Frequent pathologies

Certain types of problems are presented more frequently. Some examples and a few key symptoms are:

Anxiety and phobias

These are the most prevalent disorders; they peak in presentation during adolescence and can be of various types. Anxiety is an angst or uncomfortable reaction that appears in different situations and triggers problems in daily life. Conversely, phobias are reactions of intense fear related to specific stimuli, which the sufferer usually tries to avoid by modifying his or her behaviour.


A common pathology, known particularly for symptoms such as sadness, worry and a lack of motivation. However, depression also causes a range of other symptoms. Above all, people with depression feel immense melancholy and difficulty with continuing their normal daily lives. Many patients look for effective solutions to the problem(s) they are experiencing.

Emotional reactions to physical illnesses

People who suffer illnesses (whether skin conditions, gastric complaints, the effects of an accident, muscular symptoms etc.) could take a long time to resume their life or to adapt to living with their symptoms. They may also feel guilt, rejection, or fail to adapt in a way that would promote their recuperation or treatment. These are different examples of emotional and behavioural reactions that could be present when facing an illness or its development.

Bereavement and grief

these reactions come from suffering a lost. Mourning is usually related to the death of a loved one, but can also be caused by other events such as the loss of a job, the break-up of a relationship, a change of school etc. Grief is an adaptive process to assimilate the loss. However, this process is sometimes so complicated, painful or prolonged that it is counter-productive. If this occurs, it is best to ask for help.

Behavioural problems

Inappropriate conduct, anger and a lack of rage control – or in extreme cases, committing an offence or crime. All these are considered as behavioural problems and are often linked with the teenage years. They can, however, occur at other times of life and for different reasons – not just due to a lack of educational support. There are ways to manage whatever causes this behaviour, in addition to modifying it to achieve stability.

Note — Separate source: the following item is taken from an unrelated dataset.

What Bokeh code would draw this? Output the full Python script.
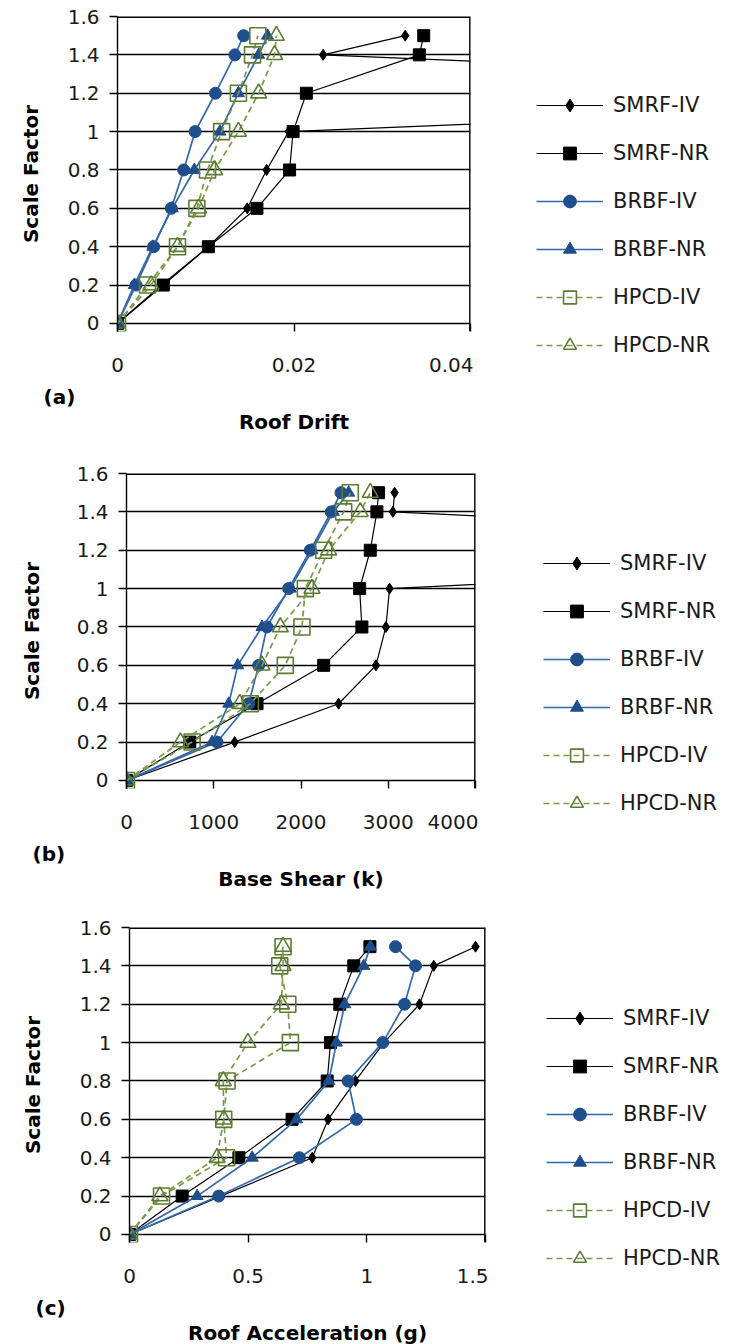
from bokeh.plotting import figure
from bokeh.models import FixedTicker, Span, Legend, LegendItem, Title
from bokeh.layouts import column, row
from bokeh.embed import file_html
from bokeh.resources import INLINE

# ---------------- data ----------------
scale = [0, 0.2, 0.4, 0.6, 0.8, 1.0, 1.2, 1.4, 1.5]
series_names = ["SMRF-IV", "SMRF-NR", "BRBF-IV", "BRBF-NR", "HPCD-IV", "HPCD-NR"]

# (a) Roof drift
smrf_iv_a = [0, 0.0050, 0.0103, 0.0147, 0.0169, 0.0194, 0.125, 0.0233, 0.0326]
smrf_nr_a = [0, 0.0052, 0.0103, 0.0158, 0.0195, 0.0199, 0.0214, 0.0342, 0.0347]
brbf_iv_a = [0, 0.0021, 0.0041, 0.0061, 0.0075, 0.0088, 0.0111, 0.0133, 0.0143]
brbf_nr_a = [0, 0.0019, 0.0040, 0.0062, 0.0087, 0.0116, 0.0137, 0.0160, 0.0170]
hpcd_iv_a = [0, 0.0034, 0.0068, 0.0090, 0.0102, 0.0118, 0.0137, 0.0153, 0.0159]
hpcd_nr_a = [0, 0.0038, 0.0068, 0.0092, 0.0110, 0.0137, 0.0160, 0.0178, 0.0180]

# (b) Base shear (k)
smrf_iv_b = [0, 1240, 2431, 2859, 2973, 3015, 12000, 3053, 3073]
smrf_nr_b = [0, 725, 1496, 2260, 2698, 2672, 2794, 2870, 2889]
brbf_iv_b = [0, 1038, 1400, 1515, 1610, 1859, 2107, 2347, 2458]
brbf_nr_b = [0, 981, 1172, 1275, 1553, 1878, 2126, 2370, 2546]
hpcd_iv_b = [0, 752, 1420, 1820, 2011, 2050, 2260, 2489, 2565]
hpcd_nr_b = [0, 618, 1298, 1553, 1763, 2126, 2317, 2679, 2794]

# (c) Roof acceleration (g)
smrf_iv_c = [0, 0.385, 0.770, 0.837, 0.952, 1.072, 1.222, 1.282, 1.458]
smrf_nr_c = [0, 0.222, 0.461, 0.685, 0.833, 0.847, 0.886, 0.945, 1.013]
brbf_iv_c = [0, 0.376, 0.716, 0.956, 0.921, 1.067, 1.159, 1.205, 1.121]
brbf_nr_c = [0, 0.285, 0.517, 0.704, 0.840, 0.872, 0.907, 0.987, 1.015]
hpcd_iv_c = [0, 0.135, 0.409, 0.397, 0.411, 0.678, 0.667, 0.633, 0.647]
hpcd_nr_c = [0, 0.128, 0.369, 0.397, 0.395, 0.499, 0.640, 0.647, 0.647]

y_ticks = [0, 0.2, 0.4, 0.6, 0.8, 1, 1.2, 1.4, 1.6]
y_tick_labels = ["0", "0.2", "0.4", "0.6", "0.8", "1", "1.2", "1.4", "1.6"]

xa_ticks = [0, 0.02, 0.04]
xa_tick_labels = ["0", "0.02", "0.04"]
xb_ticks = [0, 1000, 2000, 3000, 4000]
xb_tick_labels = ["0", "1000", "2000", "3000", "4000"]
xc_ticks = [0, 0.5, 1, 1.5]
xc_tick_labels = ["0", "0.5", "1", "1.5"]

# ---------------- styles ----------------
BLACK = "#000000"
BLUE_M = "#1F4E8C"
BLUE_L = "#3468AA"
GREEN_M = "#5C7C32"
GREEN_L = "#7A9A47"
FONT = "DejaVu Sans"
TXT = "#1a1a1a"
NAN = float("nan")

styles = [
    dict(marker="diamond", size=11, fill=BLACK, mline=BLACK, lcolor=BLACK, dash="solid", lw=1.2),
    dict(marker="square", size=12, fill=BLACK, mline=BLACK, lcolor=BLACK, dash="solid", lw=1.2),
    dict(marker="circle", size=12, fill=BLUE_M, mline=BLUE_M, lcolor=BLUE_L, dash="solid", lw=1.7),
    dict(marker="triangle", size=12, fill=BLUE_M, mline=BLUE_M, lcolor=BLUE_L, dash="solid", lw=1.7),
    dict(marker="square", size=16, fill=None, mline=GREEN_M, lcolor=GREEN_L, dash="6 4", lw=1.7),
    dict(marker="triangle", size=16, fill=None, mline=GREEN_M, lcolor=GREEN_L, dash="6 4", lw=1.7),
]

Y0, Y1 = -0.042, 1.6
FRAME_H = 315
PAGE_W = 730
FIG_H = 448
RIGHT_PAD = 3


def make_panel(xs_list, xmax, xticks, xlabels, xtitle, tag, frame_w, left, top,
               ytitle_standoff, leg_x, leg_first_y, tag_offset, tick_standoff,
               tag_standoff, title_standoff):
    width = left + frame_w + RIGHT_PAD
    p = figure(width=width, height=FIG_H, x_range=(0, xmax), y_range=(Y0, Y1),
               output_backend="svg", toolbar_location=None,
               min_border_left=left, min_border_top=top,
               min_border_bottom=FIG_H - top - FRAME_H, min_border_right=RIGHT_PAD)
    p.outline_line_color = None
    p.background_fill_color = "white"
    p.border_fill_color = "white"
    p.xgrid.grid_line_color = None
    p.ygrid.grid_line_color = BLACK
    p.ygrid.grid_line_width = 1.4
    p.ygrid.ticker = FixedTicker(ticks=y_ticks)

    # y axis
    ya = p.yaxis[0]
    ya.ticker = FixedTicker(ticks=y_ticks)
    ya.major_label_overrides = dict(zip(y_ticks, y_tick_labels))
    ya.major_tick_out = 8
    ya.major_tick_in = 0
    ya.minor_tick_line_color = None
    ya.axis_line_color = BLACK
    ya.axis_line_width = 1.4
    ya.major_tick_line_color = BLACK
    ya.major_tick_line_width = 1.4
    ya.major_label_text_font = FONT
    ya.major_label_text_font_size = "20px"
    ya.major_label_text_color = TXT
    ya.major_label_standoff = 10
    ya.axis_label = "Scale Factor"
    ya.axis_label_text_font = FONT
    ya.axis_label_text_font_size = "20px"
    ya.axis_label_text_font_style = "bold"
    ya.axis_label_text_color = BLACK
    ya.axis_label_standoff = ytitle_standoff

    # x axis
    xa = p.xaxis[0]
    xa.ticker = FixedTicker(ticks=xticks)
    xa.major_label_overrides = dict(zip(xticks, xlabels))
    xa.major_tick_in = 8
    xa.major_tick_out = 0
    xa.minor_tick_line_color = None
    xa.axis_line_color = None
    xa.major_tick_line_color = BLACK
    xa.major_tick_line_width = 1.4
    xa.major_label_text_font = FONT
    xa.major_label_text_font_size = "20px"
    xa.major_label_text_color = TXT
    xa.major_label_standoff = tick_standoff

    # panel tag and x title, stacked below the axis
    p.add_layout(Title(text=tag, align="left", offset=tag_offset, standoff=tag_standoff,
                       text_font=FONT, text_font_size="20px", text_font_style="bold",
                       text_color=BLACK), "below")
    p.add_layout(Title(text=xtitle, align="center", standoff=title_standoff,
                       text_font=FONT, text_font_size="20px", text_font_style="bold",
                       text_color=BLACK), "below")

    # frame borders (top and right)
    p.add_layout(Span(location=Y1, dimension="width", line_color=BLACK, line_width=2.8))
    p.add_layout(Span(location=xmax, dimension="height", line_color=BLACK, line_width=2.8))

    for xs, st in zip(xs_list, styles):
        p.line(xs, scale, line_color=st["lcolor"], line_width=st["lw"], line_dash=st["dash"])
        p.scatter(xs, scale, marker=st["marker"], size=st["size"],
                  fill_color=st["fill"], line_color=st["mline"],
                  line_width=1.6 if st["fill"] is None else 1)

    # legend lives in a blank figure to the right of the chart
    lf = figure(width=PAGE_W - width, height=FIG_H, x_range=(0, 1), y_range=(0, 1),
                x_axis_type=None, y_axis_type=None, output_backend="svg",
                toolbar_location=None, min_border=0)
    lf.outline_line_color = None
    lf.background_fill_color = "white"
    lf.border_fill_color = "white"
    items = []
    for name, st in zip(series_names, styles):
        # style carriers for the legend only (a single NaN point draws nothing)
        r_line = lf.line(x=[NAN], y=[NAN], line_color=st["lcolor"], line_width=st["lw"],
                         line_dash=st["dash"])
        r_mk = lf.scatter(x=[NAN], y=[NAN], marker=st["marker"], size=st["size"],
                          fill_color=st["fill"], line_color=st["mline"],
                          line_width=1.6 if st["fill"] is None else 1)
        items.append(LegendItem(label=name, renderers=[r_line, r_mk]))
    glyph_h, spacing = 32, 16
    leg_h = 6 * glyph_h + 5 * spacing
    leg_top = leg_first_y - glyph_h / 2
    leg = Legend(items=items, location=(leg_x - width, (top + FRAME_H) - (leg_top + leg_h)),
                 orientation="vertical", glyph_width=67, glyph_height=glyph_h,
                 label_height=glyph_h, spacing=spacing, padding=0, margin=0,
                 border_line_color=None, background_fill_alpha=0, label_standoff=10,
                 label_text_font=FONT, label_text_font_size="21px", label_text_color=TXT)
    lf.add_layout(leg, "left")
    return row(p, lf)


ra = make_panel([smrf_iv_a, smrf_nr_a, brbf_iv_a, brbf_nr_a, hpcd_iv_a, hpcd_nr_a],
                0.04, xa_ticks, xa_tick_labels, "Roof Drift", "(a)",
                frame_w=353, left=117, top=16, ytitle_standoff=22,
                leg_x=536, leg_first_y=105, tag_offset=-74, tick_standoff=26,
                tag_standoff=17, title_standoff=-20)
rb = make_panel([smrf_iv_b, smrf_nr_b, brbf_iv_b, brbf_nr_b, hpcd_iv_b, hpcd_nr_b],
                4000, xb_ticks, xb_tick_labels, "Base Shear (k)", "(b)",
                frame_w=349, left=126, top=25, ytitle_standoff=30,
                leg_x=543, leg_first_y=563 - 448, tag_offset=-94, tick_standoff=26,
                tag_standoff=17, title_standoff=-20)
rc = make_panel([smrf_iv_c, smrf_nr_c, brbf_iv_c, brbf_nr_c, hpcd_iv_c, hpcd_nr_c],
                1.5, xc_ticks, xc_tick_labels, "Roof Acceleration (g)", "(c)",
                frame_w=356, left=129, top=31, ytitle_standoff=32,
                leg_x=546, leg_first_y=1018 - 896, tag_offset=-94, tick_standoff=26,
                tag_standoff=17, title_standoff=-20)

layout = column(ra, rb, rc)
open("out.html", "w").write(file_html(layout, INLINE))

A trauma is any kind of event that causes us to feel intense fear and, usually, a sensation of lack of control. These experiences are normally related to serious events that have threatened our own life or that of someone close to us. We also consider a trauma to be all of those different kinds of experience that are difficult to overcome. If any previous such life event remains keeps replaying in one’s mind as though it were still happening, or if it comes constantly to the forefront of one’s thoughts, or if it is affecting the present and cannot be assimilated, this can be due to trauma.

Specific training

Chronic pain

By definition, a chronic pain is pain that is present for more than six months, with or without the injury which caused it initially. The Spanish Pain Society (SED) has compiled a list of the most effective techniques for treating this problem at medical and psychological levels. We have worked within these guidelines and proved their effectiveness. The techniques set out diverse strategies including relaxation, problem solving, setting and planning objectives and others. Applying these strategies to chronic pain could have a positive impact on our daily life and our mood.


Oncology processes and the phases through which treatment passes during an illness can be difficult and disconcerting. It is not uncommon to experience feelings of lack of control, uncertainty towards the future, sadness and blame or anger. Life expectancy is becoming longer and the capacity to face a treatment with these characteristics is so linked to the daily strategies one employs. Each phase of the treatment has special techniques that have been proven to help deal with it.

Paediatric psychology

Specialising in children’s mental development and health, paediatric psychology is related principally to the detection and management of pervasive developmental disorders (PDDs), providing guidelines to confront enuresis (involuntary urination or bedwetting), encopresis (lack of bowel control, often fear-related) and other problems such as obesity and sleep difficulties. We provide support, strategies and guidelines for these as well as other topics closely linked to physical and developmental areas.